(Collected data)

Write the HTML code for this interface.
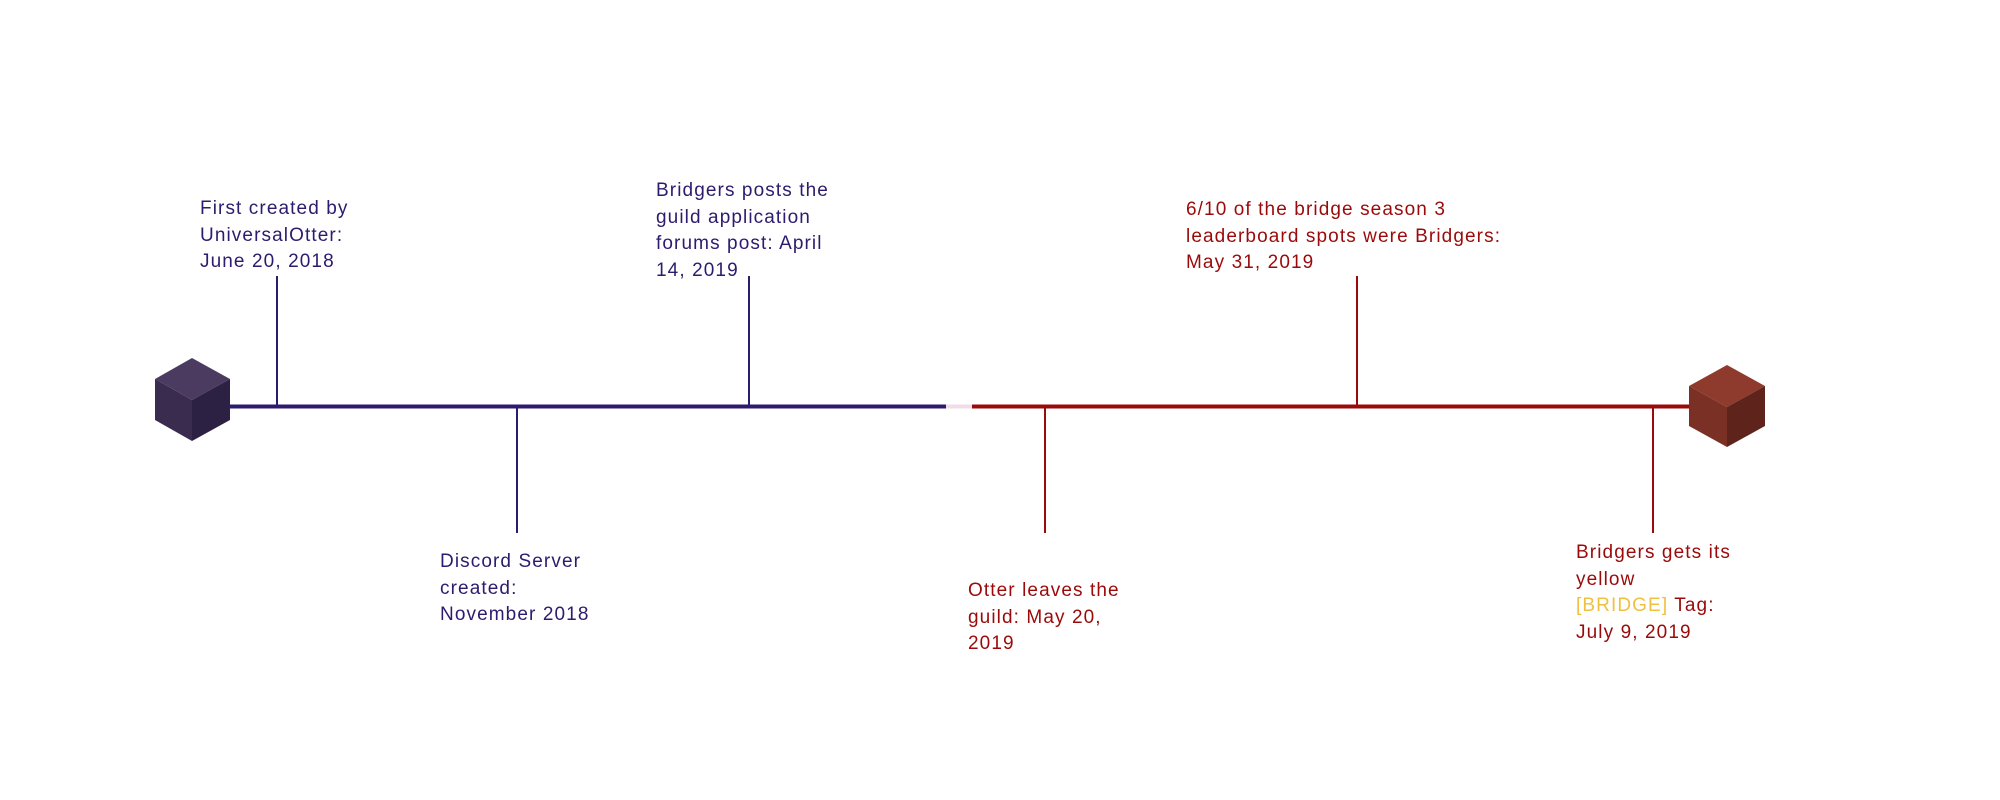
<!DOCTYPE html>
<html><head><meta charset="utf-8"><style>
html,body{margin:0;padding:0;background:#fff;}
body{width:2000px;height:800px;position:relative;overflow:hidden;font-family:"Liberation Sans",sans-serif;}
.t{position:absolute;font-size:19px;line-height:26.5px;white-space:nowrap;letter-spacing:1.1px;}
.b{color:#2d1b6e}.r{color:#9b0a0a}.y{color:#f0c040}
</style></head><body>
<svg width="2000" height="800" style="position:absolute;left:0;top:0">
  <line x1="223" y1="406.5" x2="946" y2="406.5" stroke="#2d1b6e" stroke-width="4"/>
  <line x1="946" y1="406.5" x2="972" y2="406.5" stroke="#f0dcea" stroke-width="4"/>
  <line x1="972" y1="406.5" x2="1690" y2="406.5" stroke="#9b0a0a" stroke-width="4"/>
  <line x1="277" y1="276" x2="277" y2="406" stroke="#2d1b6e" stroke-width="2"/>
  <line x1="517" y1="406" x2="517" y2="533" stroke="#2d1b6e" stroke-width="2"/>
  <line x1="749" y1="276" x2="749" y2="406" stroke="#2d1b6e" stroke-width="2"/>
  <line x1="1045" y1="406" x2="1045" y2="533" stroke="#9b0a0a" stroke-width="2"/>
  <line x1="1357" y1="276" x2="1357" y2="406" stroke="#9b0a0a" stroke-width="2"/>
  <line x1="1653" y1="406" x2="1653" y2="533" stroke="#9b0a0a" stroke-width="2"/>
  <g>
    <polygon points="192,358 230,379 192,400 155,379" fill="#4b3b60"/>
    <polygon points="155,379 192,400 192,441 155,420" fill="#3a2c4f"/>
    <polygon points="230,379 192,400 192,441 230,420" fill="#2c2142"/>
  </g>
  <g>
    <polygon points="1727,365 1765,386 1727,407 1689,386" fill="#8e3a2c"/>
    <polygon points="1689,386 1727,407 1727,447 1689,426" fill="#7a3025"/>
    <polygon points="1765,386 1727,407 1727,447 1765,426" fill="#5e241c"/>
  </g>
</svg>
<div class="t b" style="left:200px;top:196px">First created by<br>UniversalOtter:<br>June 20, 2018</div>
<div class="t b" style="left:440px;top:549px">Discord Server<br>created:<br>November 2018</div>
<div class="t b" style="left:656px;top:178px">Bridgers posts the<br>guild application<br>forums post: April<br>14, 2019</div>
<div class="t r" style="left:968px;top:578px">Otter leaves the<br>guild: May 20,<br>2019</div>
<div class="t r" style="left:1186px;top:197px">6/10 of the bridge season 3<br>leaderboard spots were Bridgers:<br>May 31, 2019</div>
<div class="t r" style="left:1576px;top:540px">Bridgers gets its<br>yellow<br><span class="y">[BRIDGE]</span> Tag:<br>July 9, 2019</div>
</body></html>
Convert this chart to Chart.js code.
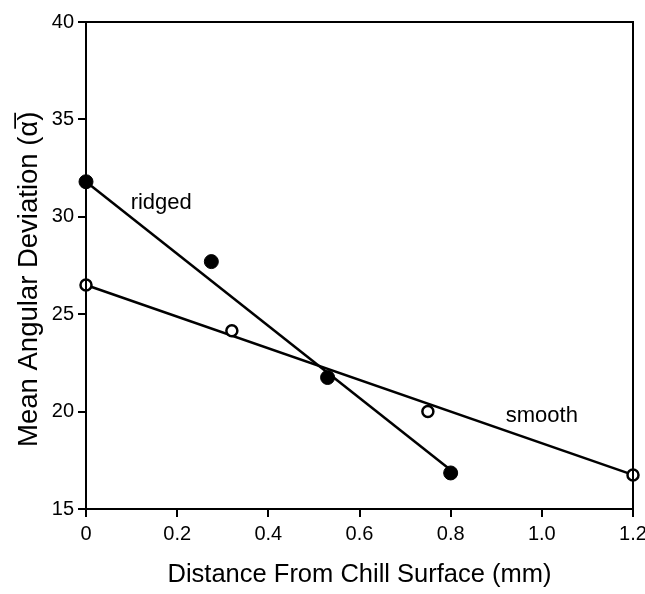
<!DOCTYPE html>
<html>
<head>
<meta charset="utf-8">
<script src="https://cdn.jsdelivr.net/npm/chart.js@4/dist/chart.umd.min.js"></script>
<style>
  html, body { margin: 0; padding: 0; background: #fff; }
  #wrap { width: 645px; height: 594px; }
</style>
</head>
<body>
<div id="wrap"><canvas id="grafica"></canvas></div>
<script>
// Puntos medidos
const ridgedX = [0, 0.275, 0.53, 0.8];
const ridgedY = [31.8, 27.7, 21.75, 16.85];
const smoothX = [0, 0.32, 0.75, 1.2];
const smoothY = [26.5, 24.15, 20.0, 16.75];

// Rectas de ajuste (extremos)
const ridgedFitX = [0, 0.8];
const ridgedFitY = [31.8, 17.0];
const smoothFitX = [0, 1.2];
const smoothFitY = [26.5, 16.75];

// Etiquetas de las series
const seriesLabels = ['ridged', 'smooth'];
const labelX = [0.165, 1.0];
const labelY = [30.7, 19.8];

const xTicks = [0, 0.2, 0.4, 0.6, 0.8, 1.0, 1.2];
const yTicks = [15, 20, 25, 30, 35, 40];

const toPts = (xs, ys) => xs.map((x, i) => ({ x: x, y: ys[i] }));

const FUENTE = '"Liberation Sans", Arial, sans-serif';

// Marco completo y textos sobre el gráfico
const marco = {
    id: 'marco',
    afterDatasetsDraw(chart) {
        const { ctx, chartArea: a, scales } = chart;
        ctx.save();
        ctx.strokeStyle = '#000';
        ctx.lineWidth = 2;
        ctx.strokeRect(a.left, a.top, a.right - a.left, a.bottom - a.top);
        ctx.fillStyle = '#000';
        ctx.font = '22px ' + FUENTE;
        ctx.textAlign = 'center';
        ctx.textBaseline = 'middle';
        seriesLabels.forEach((t, i) => {
            ctx.fillText(t, scales.x.getPixelForValue(labelX[i]), scales.y.getPixelForValue(labelY[i]));
        });
        ctx.restore();
    }
};

const ejeGrid = {
    display: true,
    drawOnChartArea: false,
    drawTicks: true,
    tickLength: 8,
    color: '#000',
    tickColor: '#000',
    lineWidth: 2,
    tickWidth: 2
};

const ctx = document.getElementById('grafica').getContext('2d');
new Chart(ctx, {
    type: 'scatter',
    data: {
        datasets: [
            {
                label: 'ridged fit',
                data: toPts(ridgedFitX, ridgedFitY),
                showLine: true,
                borderColor: '#000',
                borderWidth: 2.5,
                pointRadius: 0,
                order: 3
            },
            {
                label: 'smooth fit',
                data: toPts(smoothFitX, smoothFitY),
                showLine: true,
                borderColor: '#000',
                borderWidth: 2.5,
                pointRadius: 0,
                order: 3
            },
            {
                label: 'ridged',
                data: toPts(ridgedX, ridgedY),
                pointRadius: 7,
                pointBackgroundColor: '#000',
                pointBorderColor: '#000',
                pointBorderWidth: 1,
                order: 1
            },
            {
                label: 'smooth',
                data: toPts(smoothX, smoothY),
                pointRadius: 5.5,
                pointBackgroundColor: '#fff',
                pointBorderColor: '#000',
                pointBorderWidth: 2.5,
                order: 1
            }
        ]
    },
    options: {
        responsive: true,
        maintainAspectRatio: false,
        animation: false,
        clip: false,
        layout: { padding: { left: 0, top: 22, right: 12, bottom: 0 } },
        plugins: {
            legend: { display: false },
            tooltip: { enabled: false }
        },
        scales: {
            x: {
                type: 'linear',
                min: 0,
                max: 1.2,
                afterBuildTicks: (s) => { s.ticks = xTicks.map(v => ({ value: v })); },
                afterFit: (s) => { s.height = 85; s.paddingLeft = 0; s.paddingRight = 0; },
                grid: ejeGrid,
                border: { display: true, color: '#000', width: 2 },
                ticks: {
                    color: '#000',
                    padding: 5,
                    maxRotation: 0,
                    font: { family: FUENTE, size: 20 },
                    callback: (v) => (v === 0 ? '0' : v.toFixed(1))
                },
                title: {
                    display: true,
                    text: 'Distance From Chill Surface (mm)',
                    color: '#000',
                    font: { family: FUENTE, size: 25.5 },
                    padding: { top: 10, bottom: 4 }
                }
            },
            y: {
                type: 'linear',
                min: 15,
                max: 40,
                afterBuildTicks: (s) => { s.ticks = yTicks.map(v => ({ value: v })); },
                afterFit: (s) => { s.width = 86; s.paddingTop = 0; s.paddingBottom = 0; },
                grid: ejeGrid,
                border: { display: true, color: '#000', width: 2 },
                ticks: {
                    color: '#000',
                    padding: 4,
                    font: { family: FUENTE, size: 20 }
                },
                title: {
                    display: true,
                    text: 'Mean Angular Deviation (α\u0305)\u2003',
                    color: '#000',
                    font: { family: FUENTE, size: 27.5 },
                    padding: { top: 13, bottom: 4 }
                }
            }
        }
    },
    plugins: [marco]
});
</script>
</body>
</html>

◆ **YOUR INSTRUCTIONS**: Repeat all of the records verbatim, leaving out the pictures.

◆ **RESULT FOR THIS EXERCISE**:
Write the HTML code for this interface.
<!DOCTYPE html>
<html><head><meta charset="utf-8"><style>
html,body{margin:0;padding:0;background:#fff;}
body{width:2000px;height:800px;position:relative;overflow:hidden;font-family:"Liberation Sans",sans-serif;}
.t{position:absolute;font-size:19px;line-height:26.5px;white-space:nowrap;letter-spacing:1.1px;}
.b{color:#2d1b6e}.r{color:#9b0a0a}.y{color:#f0c040}
</style></head><body>
<svg width="2000" height="800" style="position:absolute;left:0;top:0">
  <line x1="223" y1="406.5" x2="946" y2="406.5" stroke="#2d1b6e" stroke-width="4"/>
  <line x1="946" y1="406.5" x2="972" y2="406.5" stroke="#f0dcea" stroke-width="4"/>
  <line x1="972" y1="406.5" x2="1690" y2="406.5" stroke="#9b0a0a" stroke-width="4"/>
  <line x1="277" y1="276" x2="277" y2="406" stroke="#2d1b6e" stroke-width="2"/>
  <line x1="517" y1="406" x2="517" y2="533" stroke="#2d1b6e" stroke-width="2"/>
  <line x1="749" y1="276" x2="749" y2="406" stroke="#2d1b6e" stroke-width="2"/>
  <line x1="1045" y1="406" x2="1045" y2="533" stroke="#9b0a0a" stroke-width="2"/>
  <line x1="1357" y1="276" x2="1357" y2="406" stroke="#9b0a0a" stroke-width="2"/>
  <line x1="1653" y1="406" x2="1653" y2="533" stroke="#9b0a0a" stroke-width="2"/>
  <g>
    <polygon points="192,358 230,379 192,400 155,379" fill="#4b3b60"/>
    <polygon points="155,379 192,400 192,441 155,420" fill="#3a2c4f"/>
    <polygon points="230,379 192,400 192,441 230,420" fill="#2c2142"/>
  </g>
  <g>
    <polygon points="1727,365 1765,386 1727,407 1689,386" fill="#8e3a2c"/>
    <polygon points="1689,386 1727,407 1727,447 1689,426" fill="#7a3025"/>
    <polygon points="1765,386 1727,407 1727,447 1765,426" fill="#5e241c"/>
  </g>
</svg>
<div class="t b" style="left:200px;top:196px">First created by<br>UniversalOtter:<br>June 20, 2018</div>
<div class="t b" style="left:440px;top:549px">Discord Server<br>created:<br>November 2018</div>
<div class="t b" style="left:656px;top:178px">Bridgers posts the<br>guild application<br>forums post: April<br>14, 2019</div>
<div class="t r" style="left:968px;top:578px">Otter leaves the<br>guild: May 20,<br>2019</div>
<div class="t r" style="left:1186px;top:197px">6/10 of the bridge season 3<br>leaderboard spots were Bridgers:<br>May 31, 2019</div>
<div class="t r" style="left:1576px;top:540px">Bridgers gets its<br>yellow<br><span class="y">[BRIDGE]</span> Tag:<br>July 9, 2019</div>
</body></html>
Convert this chart to Chart.js code.
<!DOCTYPE html>
<html>
<head>
<meta charset="utf-8">
<script src="https://cdn.jsdelivr.net/npm/chart.js@4/dist/chart.umd.min.js"></script>
<style>
  html, body { margin: 0; padding: 0; background: #fff; }
  #wrap { width: 645px; height: 594px; }
</style>
</head>
<body>
<div id="wrap"><canvas id="grafica"></canvas></div>
<script>
// Puntos medidos
const ridgedX = [0, 0.275, 0.53, 0.8];
const ridgedY = [31.8, 27.7, 21.75, 16.85];
const smoothX = [0, 0.32, 0.75, 1.2];
const smoothY = [26.5, 24.15, 20.0, 16.75];

// Rectas de ajuste (extremos)
const ridgedFitX = [0, 0.8];
const ridgedFitY = [31.8, 17.0];
const smoothFitX = [0, 1.2];
const smoothFitY = [26.5, 16.75];

// Etiquetas de las series
const seriesLabels = ['ridged', 'smooth'];
const labelX = [0.165, 1.0];
const labelY = [30.7, 19.8];

const xTicks = [0, 0.2, 0.4, 0.6, 0.8, 1.0, 1.2];
const yTicks = [15, 20, 25, 30, 35, 40];

const toPts = (xs, ys) => xs.map((x, i) => ({ x: x, y: ys[i] }));

const FUENTE = '"Liberation Sans", Arial, sans-serif';

// Marco completo y textos sobre el gráfico
const marco = {
    id: 'marco',
    afterDatasetsDraw(chart) {
        const { ctx, chartArea: a, scales } = chart;
        ctx.save();
        ctx.strokeStyle = '#000';
        ctx.lineWidth = 2;
        ctx.strokeRect(a.left, a.top, a.right - a.left, a.bottom - a.top);
        ctx.fillStyle = '#000';
        ctx.font = '22px ' + FUENTE;
        ctx.textAlign = 'center';
        ctx.textBaseline = 'middle';
        seriesLabels.forEach((t, i) => {
            ctx.fillText(t, scales.x.getPixelForValue(labelX[i]), scales.y.getPixelForValue(labelY[i]));
        });
        ctx.restore();
    }
};

const ejeGrid = {
    display: true,
    drawOnChartArea: false,
    drawTicks: true,
    tickLength: 8,
    color: '#000',
    tickColor: '#000',
    lineWidth: 2,
    tickWidth: 2
};

const ctx = document.getElementById('grafica').getContext('2d');
new Chart(ctx, {
    type: 'scatter',
    data: {
        datasets: [
            {
                label: 'ridged fit',
                data: toPts(ridgedFitX, ridgedFitY),
                showLine: true,
                borderColor: '#000',
                borderWidth: 2.5,
                pointRadius: 0,
                order: 3
            },
            {
                label: 'smooth fit',
                data: toPts(smoothFitX, smoothFitY),
                showLine: true,
                borderColor: '#000',
                borderWidth: 2.5,
                pointRadius: 0,
                order: 3
            },
            {
                label: 'ridged',
                data: toPts(ridgedX, ridgedY),
                pointRadius: 7,
                pointBackgroundColor: '#000',
                pointBorderColor: '#000',
                pointBorderWidth: 1,
                order: 1
            },
            {
                label: 'smooth',
                data: toPts(smoothX, smoothY),
                pointRadius: 5.5,
                pointBackgroundColor: '#fff',
                pointBorderColor: '#000',
                pointBorderWidth: 2.5,
                order: 1
            }
        ]
    },
    options: {
        responsive: true,
        maintainAspectRatio: false,
        animation: false,
        clip: false,
        layout: { padding: { left: 0, top: 22, right: 12, bottom: 0 } },
        plugins: {
            legend: { display: false },
            tooltip: { enabled: false }
        },
        scales: {
            x: {
                type: 'linear',
                min: 0,
                max: 1.2,
                afterBuildTicks: (s) => { s.ticks = xTicks.map(v => ({ value: v })); },
                afterFit: (s) => { s.height = 85; s.paddingLeft = 0; s.paddingRight = 0; },
                grid: ejeGrid,
                border: { display: true, color: '#000', width: 2 },
                ticks: {
                    color: '#000',
                    padding: 5,
                    maxRotation: 0,
                    font: { family: FUENTE, size: 20 },
                    callback: (v) => (v === 0 ? '0' : v.toFixed(1))
                },
                title: {
                    display: true,
                    text: 'Distance From Chill Surface (mm)',
                    color: '#000',
                    font: { family: FUENTE, size: 25.5 },
                    padding: { top: 10, bottom: 4 }
                }
            },
            y: {
                type: 'linear',
                min: 15,
                max: 40,
                afterBuildTicks: (s) => { s.ticks = yTicks.map(v => ({ value: v })); },
                afterFit: (s) => { s.width = 86; s.paddingTop = 0; s.paddingBottom = 0; },
                grid: ejeGrid,
                border: { display: true, color: '#000', width: 2 },
                ticks: {
                    color: '#000',
                    padding: 4,
                    font: { family: FUENTE, size: 20 }
                },
                title: {
                    display: true,
                    text: 'Mean Angular Deviation (α\u0305)\u2003',
                    color: '#000',
                    font: { family: FUENTE, size: 27.5 },
                    padding: { top: 13, bottom: 4 }
                }
            }
        }
    },
    plugins: [marco]
});
</script>
</body>
</html>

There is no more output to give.